Brains vs. computers: Efficiency comparison
The bitter lesson of AI implies that progress in artificial intelligence can be almost entirely attributed to increases in compute power. In light of this observation, it would be interesting to do an up-to-date comparison of raw compute power of human brain and commercially available computers.
These estimates are very rough. I didn't bother narrowing margin of error below one order of magnitude and I guess that's not even possible due to our limited understanding of human brain. The numbers presented here are therefore good enough only for measuring differences on logarithmic scale, i.e. in orders of magnitude.
Human brain
Memory
Human brain contains about 86G neurons (I will use standard K/M/G/T/P units to avoid confusion between short and long scale). Typical neuron has thousands of synapses. Total number of synapses in the brain is estimated between 100T and 500T. Every synapse has several kinds of short-term and long-term memory, so at least several bytes per synapse. Total raw memory capacity of the brain is therefore likely to be at least 1 PB.
Compute
Computation in the brain is mostly tied to synapses in one way or another. Synapses aren't just dumb plugs connecting neurons. Synapses are tiny molecular circuits that perform some amount of computation, for example desensitization and plasticity. It is not known how much computation synapses perform, but it's certainly at least several floating-point operations per spike. I have heard wildly higher estimates for molecular computation, but let's use this conservative estimate. Spiking patterns vary, but it is fairly safe to assume that average firing rate is at least 10Hz. Putting this together with the estimate of 100-500T synapses in the brain, we can roughly estimate raw compute power of human brain to be at least 10 PFLOPS.
Bandwidth
Since synapses have to be in the vicinity of the axon supplying them, brain effectively has a kind of locality of reference. It is similar to cache line or disk block in computers, but synapses afford a degree of freedom in local addressing. We will measure bandwidth in firing synapses rather than firing axons for the same reasons bandwidth in computers is measured in B/s rather than in blocks per second. Every spike is worth several bits, assuming timing of spikes is somewhat important. Global (axon-mediated) bandwidth is therefore at least 1 PB/s. This does not include synapse-local and intra-neuron bandwidth.
Computers
Computers come in many sizes. To make the comparison fair, let's consider only performance that can fit in brain's 20W power envelope.
Memory
DRAM specs rarely mention power draw. Crucial site caps it at 3W per 8GB. We could probably cram 64GB in 10W by picking from the latest modules. SSDs do not consume any power at rest, so the only limit is cost. Largest reasonably priced SSDs can store 10 TB.
Compute
Tensor cores on Nvidia H100 are spec'd for about 10 TFLOPS per watt (FP8). If we spend 10W of our power budget on compute, that's 100 TFLOPS.
Bandwidth
Memory bandwidth varies by type of memory (L1-L3 cache, HBM memory, SSD). For high locality models, L2 cache throughput is relevant. Assuming the above mentioned H100 has cache fast enough to keep its tensor cores busy, we can estimate 100 TB/s from L2 cache within 10W power budget.

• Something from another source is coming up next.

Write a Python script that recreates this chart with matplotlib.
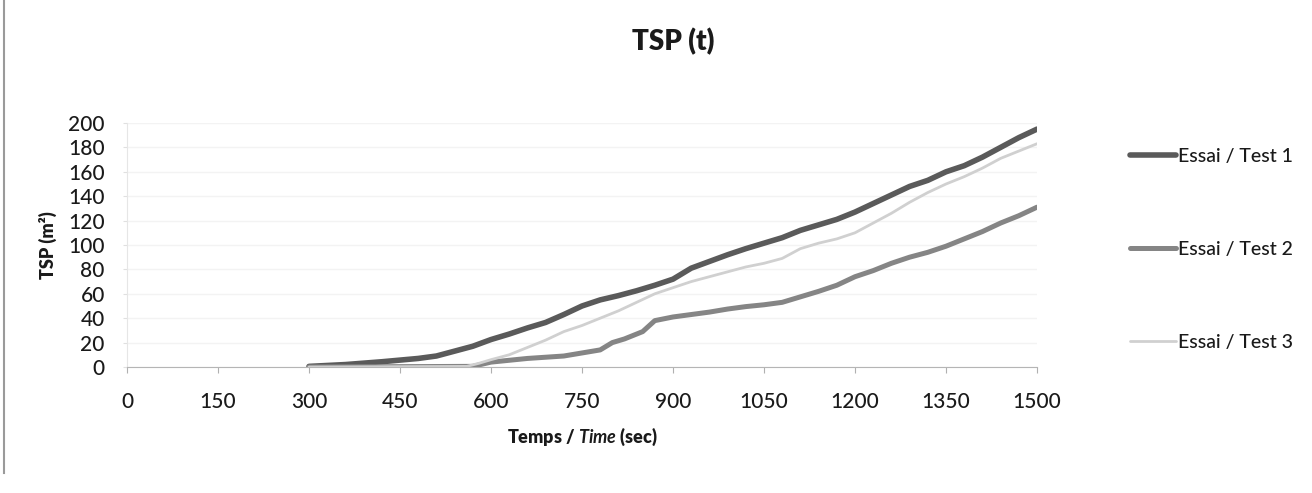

The problem with computers however is that they have relatively few processing units operating at high frequency, so they end up being limited by speed of fetching weights from memory. They cheat by reusing weights, which reduces neural networks to matrix-matrix multiplications, which cost N3 in computations but only N2 in RAM accesses. If weight reuse is not possible (like in the brain), bandwidth is limited by HBM or even SSD, which are unlikely to provide more than 1 TB/s or 1 GB/s respectively within 10W budget.
Comparison
Brain wins in every category by several orders of magnitude:
- Memory: 100x (SSD) to 1,500x (RAM)
- Compute: 100x
- Bandwidth: 10x (L2 cache) through 1,000x (HBM) to 1,000,000x (SSD)
Since increases in hardware performance are slow and they are getting slower as we approach physical limits, it will probably take several decades for computers to catch up with human brain. Meantime, it is possible to approximate raw performance of human brain by wasting about 20kW on a GPU cluster.